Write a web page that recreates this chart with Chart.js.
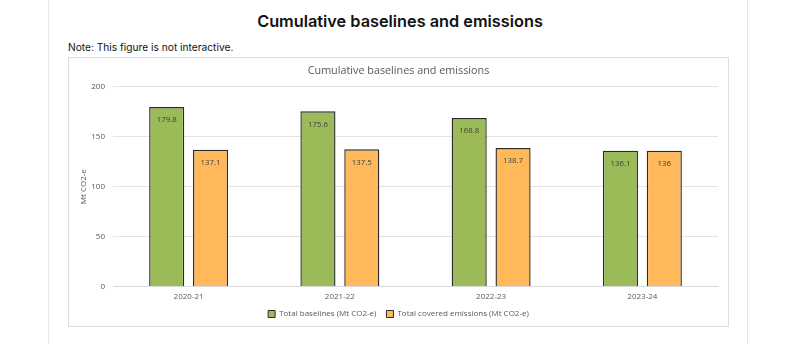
<!DOCTYPE html>
<html>
<head>
<meta charset="utf-8">
<script src="https://cdn.jsdelivr.net/npm/chart.js@4.4.1/dist/chart.umd.min.js"></script>
<style>
  html, body { margin: 0; padding: 0; background: #fff; }
  body { width: 800px; height: 344px; position: relative; overflow: hidden; font-family: "Inter", "Open Sans", sans-serif; }
  .page { position: absolute; left: 48px; top: 0; width: 700px; height: 344px; border-left: 1px solid #e6e6e6; border-right: 1px solid #e6e6e6; box-sizing: border-box; }
  h1 { position: absolute; left: 0; top: 11px; width: 800px; margin: 0; text-align: center; font-size: 16.3px; font-weight: 600; color: #111; }
  .note { position: absolute; left: 68px; top: 41px; font-size: 10.2px; color: #111; }
  .box { position: absolute; left: 68px; top: 57px; width: 661px; height: 270px; border: 1px solid #dedede; box-sizing: border-box; }
  canvas { display: block; }
</style>
</head>
<body>
<div class="page"></div>
<h1>Cumulative baselines and emissions</h1>
<div class="note">Note: This figure is not interactive.</div>
<div class="box"><canvas id="c" width="659" height="268"></canvas></div>
<script>
const categories = ["2020-21", "2021-22", "2022-23", "2023-24"];
const totalBaselines = [179.8, 175.6, 168.8, 136.1];
const coveredEmissions = [137.1, 137.5, 138.7, 136];
const yTicks = [0, 50, 100, 150, 200];

const chartFont = "'Open Sans', 'Noto Sans', sans-serif";
const textGray = "#595959";

// Writes each bar's value just inside its top edge
const valueLabels = {
  id: "valueLabels",
  afterDatasetsDraw(chart) {
    const ctx = chart.ctx;
    ctx.save();
    ctx.font = "7.8px " + chartFont;
    ctx.fillStyle = "#404040";
    ctx.textAlign = "center";
    ctx.textBaseline = "middle";
    chart.data.datasets.forEach((ds, i) => {
      chart.getDatasetMeta(i).data.forEach((bar, j) => {
        ctx.fillText(String(ds.data[j]), bar.x, bar.y + 13);
      });
    });
    ctx.restore();
  }
};

new Chart(document.getElementById("c"), {
  type: "bar",
  data: {
    labels: categories,
    datasets: [
      { label: "Total baselines (Mt CO2-e)", data: totalBaselines, backgroundColor: "#9bbb59", borderColor: "#2b2b2b", borderWidth: 1.4 },
      { label: "Total covered emissions (Mt CO2-e)", data: coveredEmissions, backgroundColor: "#ffb95a", borderColor: "#2b2b2b", borderWidth: 1.4 }
    ]
  },
  options: {
    responsive: false,
    animation: false,
    devicePixelRatio: 1,
    categoryPercentage: 0.58,
    barPercentage: 0.8,
    layout: { padding: { left: 10, right: 10, top: 4, bottom: -2 } },
    plugins: {
      title: {
        display: true,
        text: "Cumulative baselines and emissions",
        color: textGray,
        font: { family: chartFont, size: 10.8, weight: "normal" },
        padding: { top: 2, bottom: 10 }
      },
      legend: {
        position: "bottom",
        labels: {
          boxWidth: 7, boxHeight: 7, padding: 10, color: textGray,
          font: { family: chartFont, size: 8 },
          generateLabels(chart) {
            return chart.data.datasets.map((ds, i) => ({
              text: ds.label, fillStyle: ds.backgroundColor, strokeStyle: "#2b2b2b", lineWidth: 1, datasetIndex: i, fontColor: textGray
            }));
          }
        }
      },
      tooltip: { enabled: false }
    },
    scales: {
      x: {
        afterFit(scale) { scale.height -= 8; },
        grid: { display: false, drawTicks: false },
        border: { color: "#d9d9d9" },
        ticks: { color: textGray, font: { family: chartFont, size: 8 }, padding: 6 }
      },
      y: {
        min: 0, max: 200,
        afterBuildTicks(scale) { scale.ticks = yTicks.map(v => ({ value: v })); },
        afterFit(scale) { scale.width = 34; },
        grid: { color: "#e3e3e3", drawTicks: false },
        border: { display: false },
        ticks: { color: textGray, font: { family: chartFont, size: 8 }, padding: 8 },
        title: { display: true, text: "Mt CO2-e", color: textGray, font: { family: chartFont, size: 8 }, padding: 0 }
      }
    }
  },
  plugins: [valueLabels]
});
</script>
</body>
</html>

######

* Exercise aim *
Which lines contain "page"? Copy each of them.

* The reply *
Write a web page that recreates this chart with Chart.js.
  .page { position: absolute; left: 48px; top: 0; width: 700px; height: 344px; border-left: 1px solid #e6e6e6; border-right: 1px solid #e6e6e6; box-sizing: border-box; }
<div class="page"></div>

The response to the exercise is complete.